VI. The Maskless Monster: The Limit of Abduction
The Scooby-Doo model assumes that mysteries contain a hidden agent—the villain in disguise.
In such cases the system contains a recoverable hidden state. Velma’s inference eventually converges.
But some systems behave differently.
Certain failures arise not from hidden actors but from emergent dynamics.
Examples include:
- cascading financial crashes
- power-grid failures
- software race conditions
- ecological collapses
In these situations the system itself produces the failure.
There is no villain to unmask.
This regime can be described as the Maskless Monster.

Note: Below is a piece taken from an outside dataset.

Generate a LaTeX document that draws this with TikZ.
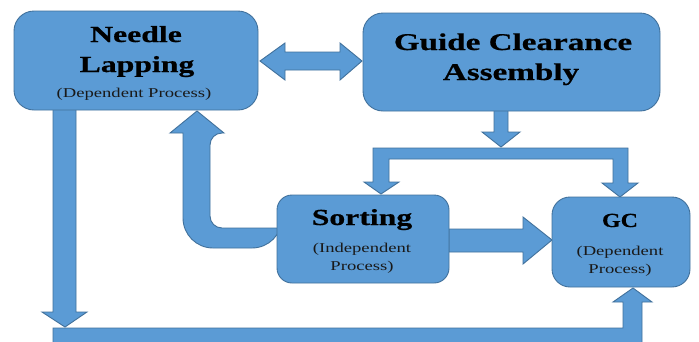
\documentclass[tikz,border=0pt]{standalone}
\usepackage{fontspec}
\setmainfont{Liberation Serif}[FakeStretch=1.38, BoldFeatures={FakeBold=0.6}]
\newfontfamily\gcfont{Liberation Serif}[FakeStretch=1.2, BoldFeatures={FakeBold=0.6}]
\definecolor{fillblue}{HTML}{5B9BD5}
\definecolor{edgeblue}{HTML}{41719C}
\tikzset{
  box/.style={draw=edgeblue, fill=fillblue, line width=0.9pt, inner sep=0pt},
  blockarrow/.style={draw=edgeblue, fill=fillblue, line width=0.9pt, line join=miter},
  title/.style={anchor=base, text=black, font=\fontsize{23}{28}\selectfont\bfseries, inner sep=0pt},
  note/.style={anchor=base, text=black!90, font=\fontsize{13.5}{18}\selectfont, inner sep=0pt},
}
\begin{document}
\begin{tikzpicture}[x=1pt,y=-1pt]
\useasboundingbox (0,0) rectangle (699,341);
\clip (0,0) rectangle (699,341);
\fill[white] (0,0) rectangle (699,341);

% block arrows (drawn below the boxes)
% double arrow Needle Lapping <-> Guide Clearance Assembly
\draw[blockarrow] (260,61) -- (285,43) -- (285,52) -- (340,52) -- (340,43) -- (362,61)
  -- (340,80) -- (340,70) -- (285,70) -- (285,80) -- cycle;
% down arrow from Guide Clearance Assembly
\draw[blockarrow] (494,105) -- (508,105) -- (508,132) -- (520,132) -- (501,147)
  -- (482,132) -- (494,132) -- cycle;
% splitter bar with two down arrows
\draw[blockarrow] (373,148) -- (628,148) -- (628,183) -- (638,183) -- (620,197)
  -- (602,183) -- (613,183) -- (613,159) -- (389,159) -- (389,182) -- (399,182)
  -- (381,194) -- (364,182) -- (373,182) -- cycle;
% Sorting -> GC
\draw[blockarrow] (449,229) -- (523,229) -- (523,217) -- (552,240) -- (523,264)
  -- (523,252) -- (449,252) -- cycle;
% bent arrow Sorting -> Needle Lapping
\draw[blockarrow] (282,228) {[rounded corners=12] -- (210,228) -- (210,133)}
  -- (224,133) -- (197,111) -- (170,133) -- (183,133)
  {[rounded corners=30] -- (183,248) -- (282,248)} -- cycle;
% down arrow from Needle Lapping
\draw[blockarrow] (53,105) -- (53,312) -- (42,312) -- (65,327) -- (87,312)
  -- (76,312) -- (76,105) -- cycle;
% bottom bar with up arrow into GC
\draw[blockarrow] (53,328) -- (623,328) -- (623,302) -- (613,302) -- (633,288)
  -- (652,302) -- (642,302) -- (642,350) -- (53,350) -- cycle;

% boxes
\node[box, rounded corners=20pt, minimum width=244pt, minimum height=99pt] (nl) at (136,60.5) {};
\node[box, rounded corners=20pt, minimum width=297pt, minimum height=98pt] (gca) at (511.5,62) {};
\node[box, rounded corners=15pt, minimum width=172pt, minimum height=88pt] (srt) at (363,239) {};
\node[box, rounded corners=18pt, minimum width=138pt, minimum height=90pt] (gc) at (621,242) {};

% texts
\node[title] (t1) at (136,42) {Needle};
\node[title] (t2) at (137,72) {Lapping};
\node[note] (t3) at (134,97) {(Dependent Process)};
\node[title, font=\fontsize{24}{28}\selectfont\bfseries] (t4) at (513,50) {Guide Clearance};
\node[title, font=\fontsize{24}{28}\selectfont\bfseries] (t5) at (511,80) {Assembly};
\node[title] (t6) at (362,225) {Sorting};
\node[note] (t7) at (362,252) {(Independent};
\node[note] (t8) at (362,270) {Process)};
\node[title, font=\fontsize{20}{24}\gcfont\bfseries] (t9) at (620,227) {GC};
\node[note] (t10) at (620,255) {(Dependent};
\node[note] (t11) at (620,273) {Process)};
\end{tikzpicture}
\end{document}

6.1 The Limits of Abductive Reasoning
GUT-M is fundamentally a model of abductive reasoning, first articulated by Charles Sanders Peirce.
Abduction works when:
- surprising observations occur
- a hidden explanation exists
- inference can recover that explanation
When failures arise from emergent dynamics, these conditions no longer hold.
Inference cannot converge because the system contains no discrete hidden cause.
The Maskless Monster therefore represents the phase condition in which abduction fails.
This is not a failure of Velma’s reasoning.
It is a property of the system itself.
VII. The Complete GUT-M Cycle
The Grand Unified Theory of Mystery therefore describes the following discovery loop:
- Fred — model construction
- Daphne — perturbation of the system
- Shaggy — stochastic exploration
- Velma — inference and reconstruction
When the system contains a recoverable hidden state, this loop eventually terminates in unmasking.
When it does not, the system enters the Maskless Monster regime, where inference cannot close.
VIII. Conclusion: The Cost of Clarity
The tragedy of Fred is not poor planning.
It is a universal law of tightly coupled systems:
Perfect intelligibility exposes perfect vulnerability.
The information required to answer
“How does this system work?”
is the same information required to answer
“How can this system fail?”
In many cases the mystery resolves because the system hides a villain.
But sometimes the mask comes off and there is no villain underneath—only the system itself.